Die jungen Leute geben jedoch nicht so schnell auf und stoßen schon bald auf neue, rätselhafte Hinweise…

Die Handlung ist im England des frühen 20. Jahrhunderts angesiedelt, als die Begeisterung für alles, was aus Ägypten stammte, groß war. Die nach-viktorianische Gesellschaft befand sich im Umbruch. Während sich der Adel noch an seine Privilegien klammerte, gewannen reiche Kaufleute zunehmend an Macht und Einfluss. Das einfache Volk diente seinen Herrschaften oder fand Arbeit in den Fabriken. In den besseren Gegenden gab es Gaslicht und fließendes Wasser, das Automobil ersetzte allmählich die Kutsche. Der in „Wainwood Hose“ geschilderte Hintergrund erinnert an Filme und Serien/Bücher wie „Das Haus der Lady Alquist“, „Das Haus am Eaton Place“, „Forsyte Saga“ etc.

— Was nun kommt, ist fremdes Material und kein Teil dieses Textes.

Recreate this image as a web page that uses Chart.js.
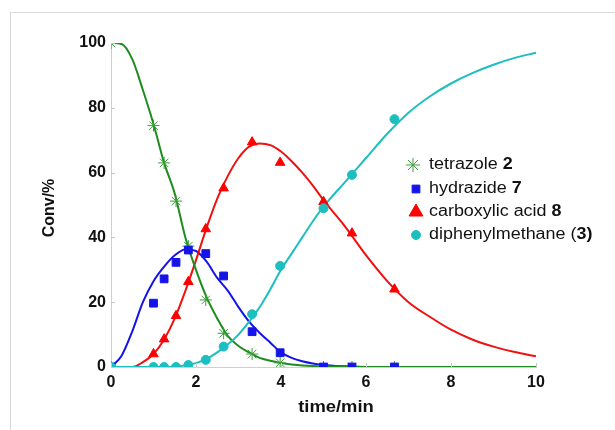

Sarah Stoffers gelingt es, ihre Leser sofort zu fesseln und in die Handlung hineinzuziehen. Nimmt man zu Beginn noch an, Jane Swain stünde im Mittelpunkt der Geschehnisse, so sieht man sich einige Seiten weiter eines Besseren belehrt, wenngleich sie in gewisser Weise Dreh- und Angelpunkt bleibt. Fast nahtlos wird innerhalb der Kapitel zu den weiteren Handlungsträgern umgeschaltet: Penelope Goodall, Julian Rushforth, Samuel Kingston, Ruben Crockford Lord Nyles, den Claire Goodall für einen geeigneten Heiratskandidaten hält, und auch Maurice Blythe, ein Schulfreund von Julian, gibt Impulse.

Die erwachsenen Charaktere erfüllen ihre Rollen als Geheimnisträger, Mahner und Beschützer oder auch als Nervensägen – schließlich ist der Titel in erster Linie an ein Publikum zwischen 12 und 16 Jahre adressiert. Da jedoch die jungen Protagonisten durch die gesellschaftlichen Konventionen früh erwachsen werden mussten, wirken sie nicht gar so kindlich wie Figuren im gleichen Alter in anderen Jugendbüchern, so dass auch die reifere Leserschaft gern Anteil an den nachvollziehbaren Sorgen und Freuden der Akteure nimmt.

Vordergründig schildert die Autorin eine spannende Krimi-Handlung. Nicht minder interessant beschreibt sie die strikt getrennten Lebensbereiche der Herrschaft und der Dienstboten. Während der Adel scheinbar ein glamouröses, sorgenfreies Leben führt und sich um nichts anderes als Bälle und Fuchsjagden kümmern muss, rackert sich die Dienerschaft für eine geringe Entlohnung ab und ist dabei noch stolz auf die jeweilige Position, die der Einzelne in einem angesehen Haus innehat. Hinter dieser Fassade sieht es jedoch anders aus: Beispielsweise wünscht sich Penelope die Freiheiten, die nur Männern zustehen, denn sie würde gern Forschungsreisen unternehmen und nicht als die zweite Tochter des Earl of Derrington irgendeinem adligen Notkandidaten in den Rachen geworfen werden. Julian sollte ursprünglich den Titel und Besitz des Earls erben, doch wurde diesem spät ein eigener Sohn geboren, sodass dem Mündel bloß die Wahl zwischen einer Karriere beim Militär und der Laufbahn eines Geistlichen bleibt, denn Arbeiten ist beim Adel verpönt. Samuel ist zwar der perfekte Hausdiener, doch war diese Anstellung nie sein Traum; leider erfährt man nichts über seine tatsächlichen Ambitionen. Ruben schlägt regelmäßig über die Stränge und hofft, sich dadurch seinen gesellschaftlichen Verpflichtungen noch eine Weile entziehen und Abenteuer erleben zu können. Maurice ist der Einzige, der konkrete Zukunftspläne schmiedet, da er als Zweitgeborener kein Erbe zu erwarten hat und aufgrund seiner Position einen Platz in der Politik anstrebt.

Es geht aber noch eine Ebene tiefer, denn Julian, Maurice und Samuel hüten ein Geheimnis, das sie, öffentlich gemacht, ins Gefängnis bringen könnte und das mit ein Grund ist, warum sie ihr Leben gern in die eigenen Hände nehmen möchten. Die durch entsprechende Lektüren, insbesondere aus dem Manga-Bereich, sensibilisierte Leserin ahnt sehr schnell, worum es geht und dass nicht die romantischen Beziehungen zustande kommen, die aufgrund der Konventionen vorprogrammiert scheinen.

Tatsächlich wartet das Buch mit so manchen Überraschungen auf, wodurch das Rätsel um Rachel und Jane fast schon untergeht und am Ende etwas zu knapp gelöst und aufbereitet wird. Dennoch fühlt man sich bestens unterhalten und legt „Wainwood House“ erst aus der Hand, nachdem man die letzte Seite gelesen hat.